Records provided.
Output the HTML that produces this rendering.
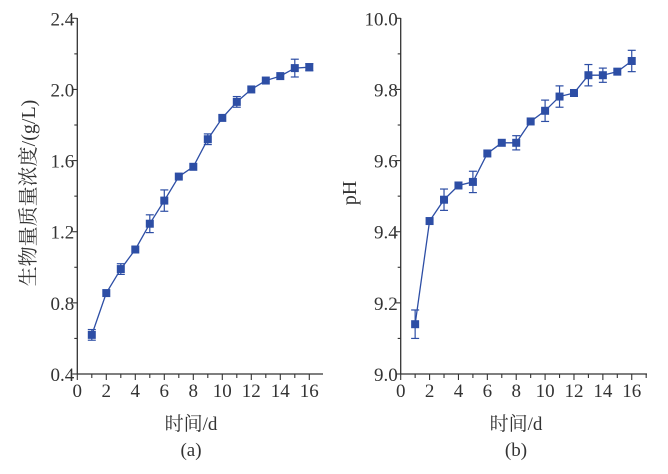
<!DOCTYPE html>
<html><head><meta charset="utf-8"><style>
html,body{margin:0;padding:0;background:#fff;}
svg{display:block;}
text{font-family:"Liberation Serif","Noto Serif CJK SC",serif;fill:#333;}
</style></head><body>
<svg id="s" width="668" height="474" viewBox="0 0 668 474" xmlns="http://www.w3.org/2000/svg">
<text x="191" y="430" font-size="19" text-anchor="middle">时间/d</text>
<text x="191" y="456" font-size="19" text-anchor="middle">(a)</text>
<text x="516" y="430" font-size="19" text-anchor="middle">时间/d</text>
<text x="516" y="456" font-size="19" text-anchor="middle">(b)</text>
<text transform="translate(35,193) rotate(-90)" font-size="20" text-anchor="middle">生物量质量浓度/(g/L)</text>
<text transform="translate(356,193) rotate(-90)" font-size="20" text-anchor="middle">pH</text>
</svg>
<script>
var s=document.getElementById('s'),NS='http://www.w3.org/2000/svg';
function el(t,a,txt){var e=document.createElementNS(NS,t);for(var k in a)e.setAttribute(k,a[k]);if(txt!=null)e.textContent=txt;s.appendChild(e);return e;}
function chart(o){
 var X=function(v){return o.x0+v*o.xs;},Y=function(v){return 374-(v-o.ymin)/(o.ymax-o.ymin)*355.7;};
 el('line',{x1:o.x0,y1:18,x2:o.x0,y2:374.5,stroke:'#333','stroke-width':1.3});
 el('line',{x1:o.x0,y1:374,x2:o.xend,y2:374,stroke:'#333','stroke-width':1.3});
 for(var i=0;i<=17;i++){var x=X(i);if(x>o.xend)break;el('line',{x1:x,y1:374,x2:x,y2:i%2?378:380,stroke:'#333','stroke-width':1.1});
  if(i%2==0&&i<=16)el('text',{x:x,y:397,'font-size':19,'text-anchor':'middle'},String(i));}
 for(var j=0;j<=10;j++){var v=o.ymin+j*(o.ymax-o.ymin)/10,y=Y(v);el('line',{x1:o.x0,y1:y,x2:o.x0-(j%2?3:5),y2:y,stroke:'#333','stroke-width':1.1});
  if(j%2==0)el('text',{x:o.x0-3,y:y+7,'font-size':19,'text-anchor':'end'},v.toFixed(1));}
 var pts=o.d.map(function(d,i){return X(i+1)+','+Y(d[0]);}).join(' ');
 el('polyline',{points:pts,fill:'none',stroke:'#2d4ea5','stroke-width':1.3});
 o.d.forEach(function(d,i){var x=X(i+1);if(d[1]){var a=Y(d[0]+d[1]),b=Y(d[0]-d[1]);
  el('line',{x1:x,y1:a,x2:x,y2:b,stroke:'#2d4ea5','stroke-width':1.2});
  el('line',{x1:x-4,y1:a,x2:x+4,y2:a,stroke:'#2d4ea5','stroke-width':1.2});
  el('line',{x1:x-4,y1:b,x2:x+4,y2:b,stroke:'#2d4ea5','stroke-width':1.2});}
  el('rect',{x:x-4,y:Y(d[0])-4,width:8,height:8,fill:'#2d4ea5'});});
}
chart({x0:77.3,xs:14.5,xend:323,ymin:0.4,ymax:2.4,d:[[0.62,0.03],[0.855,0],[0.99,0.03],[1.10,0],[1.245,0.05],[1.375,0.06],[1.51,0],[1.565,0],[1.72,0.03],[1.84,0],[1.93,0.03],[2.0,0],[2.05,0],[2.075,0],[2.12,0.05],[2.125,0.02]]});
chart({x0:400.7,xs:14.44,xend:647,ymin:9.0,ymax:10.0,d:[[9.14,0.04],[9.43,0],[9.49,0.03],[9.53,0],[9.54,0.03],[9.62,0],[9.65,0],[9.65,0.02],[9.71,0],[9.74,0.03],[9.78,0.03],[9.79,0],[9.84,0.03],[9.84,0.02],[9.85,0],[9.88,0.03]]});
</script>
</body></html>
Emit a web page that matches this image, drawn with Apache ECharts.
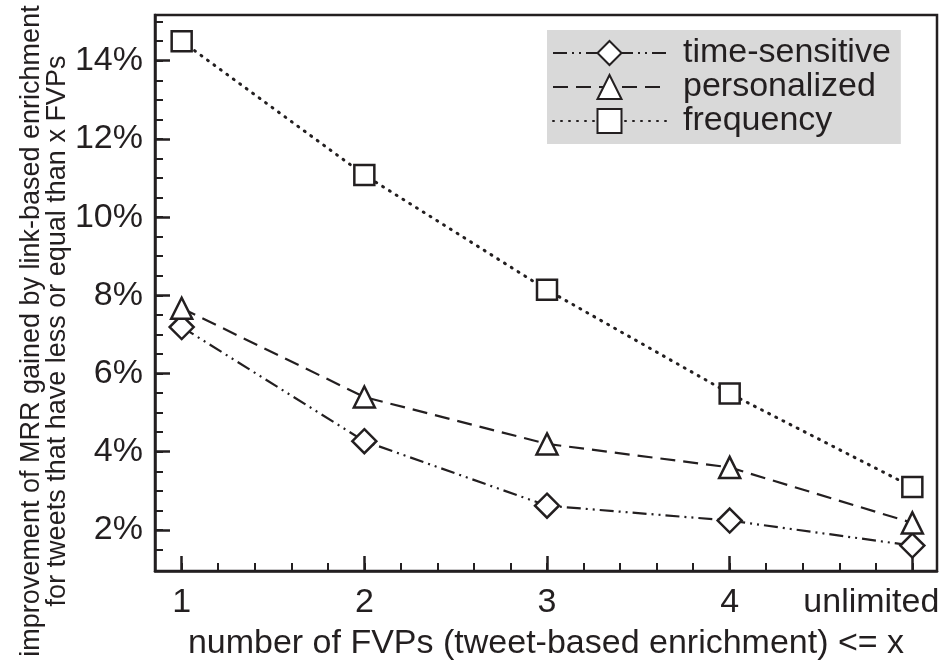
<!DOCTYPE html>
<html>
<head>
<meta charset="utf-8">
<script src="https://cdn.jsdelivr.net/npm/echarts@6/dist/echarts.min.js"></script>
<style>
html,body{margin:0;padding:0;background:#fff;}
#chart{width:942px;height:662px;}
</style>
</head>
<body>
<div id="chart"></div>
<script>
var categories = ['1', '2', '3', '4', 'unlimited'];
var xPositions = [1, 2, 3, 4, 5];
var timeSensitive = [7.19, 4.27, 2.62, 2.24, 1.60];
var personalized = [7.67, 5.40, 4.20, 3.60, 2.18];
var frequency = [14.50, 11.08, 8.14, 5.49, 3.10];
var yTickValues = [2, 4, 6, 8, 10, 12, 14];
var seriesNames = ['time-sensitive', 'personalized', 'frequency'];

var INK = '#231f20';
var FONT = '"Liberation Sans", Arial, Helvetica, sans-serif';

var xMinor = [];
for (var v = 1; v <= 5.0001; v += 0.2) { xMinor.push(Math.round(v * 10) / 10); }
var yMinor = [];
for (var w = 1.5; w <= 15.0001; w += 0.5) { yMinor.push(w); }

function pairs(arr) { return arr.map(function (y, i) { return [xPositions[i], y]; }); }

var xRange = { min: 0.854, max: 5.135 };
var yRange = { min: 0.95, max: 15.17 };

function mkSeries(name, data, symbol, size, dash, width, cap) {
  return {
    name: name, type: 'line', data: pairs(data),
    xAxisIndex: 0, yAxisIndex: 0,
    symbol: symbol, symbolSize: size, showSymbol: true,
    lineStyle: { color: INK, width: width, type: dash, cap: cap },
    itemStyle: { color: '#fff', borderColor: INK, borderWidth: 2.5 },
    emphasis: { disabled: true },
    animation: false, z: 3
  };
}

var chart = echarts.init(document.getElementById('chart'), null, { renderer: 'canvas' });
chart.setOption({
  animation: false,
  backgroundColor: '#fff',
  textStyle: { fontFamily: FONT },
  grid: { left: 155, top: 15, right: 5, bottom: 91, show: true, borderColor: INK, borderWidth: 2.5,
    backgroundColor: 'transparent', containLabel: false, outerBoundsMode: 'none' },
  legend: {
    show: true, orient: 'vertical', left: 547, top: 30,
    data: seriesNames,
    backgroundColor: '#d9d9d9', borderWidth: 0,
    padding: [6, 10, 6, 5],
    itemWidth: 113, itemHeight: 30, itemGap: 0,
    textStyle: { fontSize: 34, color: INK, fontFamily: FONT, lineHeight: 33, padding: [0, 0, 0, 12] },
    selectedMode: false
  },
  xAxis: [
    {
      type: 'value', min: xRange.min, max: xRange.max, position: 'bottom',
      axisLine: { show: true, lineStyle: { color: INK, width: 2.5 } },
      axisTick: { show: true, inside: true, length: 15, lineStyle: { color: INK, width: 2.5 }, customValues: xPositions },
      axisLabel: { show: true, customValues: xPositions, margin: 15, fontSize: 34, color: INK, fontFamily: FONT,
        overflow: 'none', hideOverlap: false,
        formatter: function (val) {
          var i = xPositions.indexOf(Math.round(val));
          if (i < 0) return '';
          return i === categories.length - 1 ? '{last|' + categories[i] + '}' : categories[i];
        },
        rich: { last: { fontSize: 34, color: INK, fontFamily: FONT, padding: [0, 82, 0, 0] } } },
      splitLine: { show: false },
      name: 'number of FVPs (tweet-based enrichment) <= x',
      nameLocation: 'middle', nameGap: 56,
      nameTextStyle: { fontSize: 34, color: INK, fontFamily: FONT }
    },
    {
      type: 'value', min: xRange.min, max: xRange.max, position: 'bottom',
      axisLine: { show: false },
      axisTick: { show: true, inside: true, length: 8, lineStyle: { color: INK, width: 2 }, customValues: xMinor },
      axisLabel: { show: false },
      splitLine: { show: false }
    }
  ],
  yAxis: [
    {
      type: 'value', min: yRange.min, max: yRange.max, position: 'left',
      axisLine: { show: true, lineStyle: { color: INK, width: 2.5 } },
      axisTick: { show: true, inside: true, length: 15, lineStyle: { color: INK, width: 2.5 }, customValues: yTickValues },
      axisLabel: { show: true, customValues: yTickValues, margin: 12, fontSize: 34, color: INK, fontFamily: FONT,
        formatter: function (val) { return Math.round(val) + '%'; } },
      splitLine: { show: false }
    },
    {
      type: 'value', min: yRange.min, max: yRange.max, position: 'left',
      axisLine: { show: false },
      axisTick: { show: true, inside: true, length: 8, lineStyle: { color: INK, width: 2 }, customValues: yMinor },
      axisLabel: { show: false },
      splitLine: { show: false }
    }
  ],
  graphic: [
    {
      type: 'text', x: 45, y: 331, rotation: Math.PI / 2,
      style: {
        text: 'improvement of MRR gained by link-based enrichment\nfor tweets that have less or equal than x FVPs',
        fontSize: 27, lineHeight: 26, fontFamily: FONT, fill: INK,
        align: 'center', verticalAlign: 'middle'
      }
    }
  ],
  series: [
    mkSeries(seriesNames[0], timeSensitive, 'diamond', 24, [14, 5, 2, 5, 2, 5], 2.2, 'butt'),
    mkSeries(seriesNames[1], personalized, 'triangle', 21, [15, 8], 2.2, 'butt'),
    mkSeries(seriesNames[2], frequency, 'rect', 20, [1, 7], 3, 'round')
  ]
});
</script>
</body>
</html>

What to do.
Gather each line of the records holding the string "that".

Task result.
Output the HTML that produces this rendering.
Emit a web page that matches this image, drawn with Apache ECharts.
        text: 'improvement of MRR gained by link-based enrichment\nfor tweets that have less or equal than x FVPs',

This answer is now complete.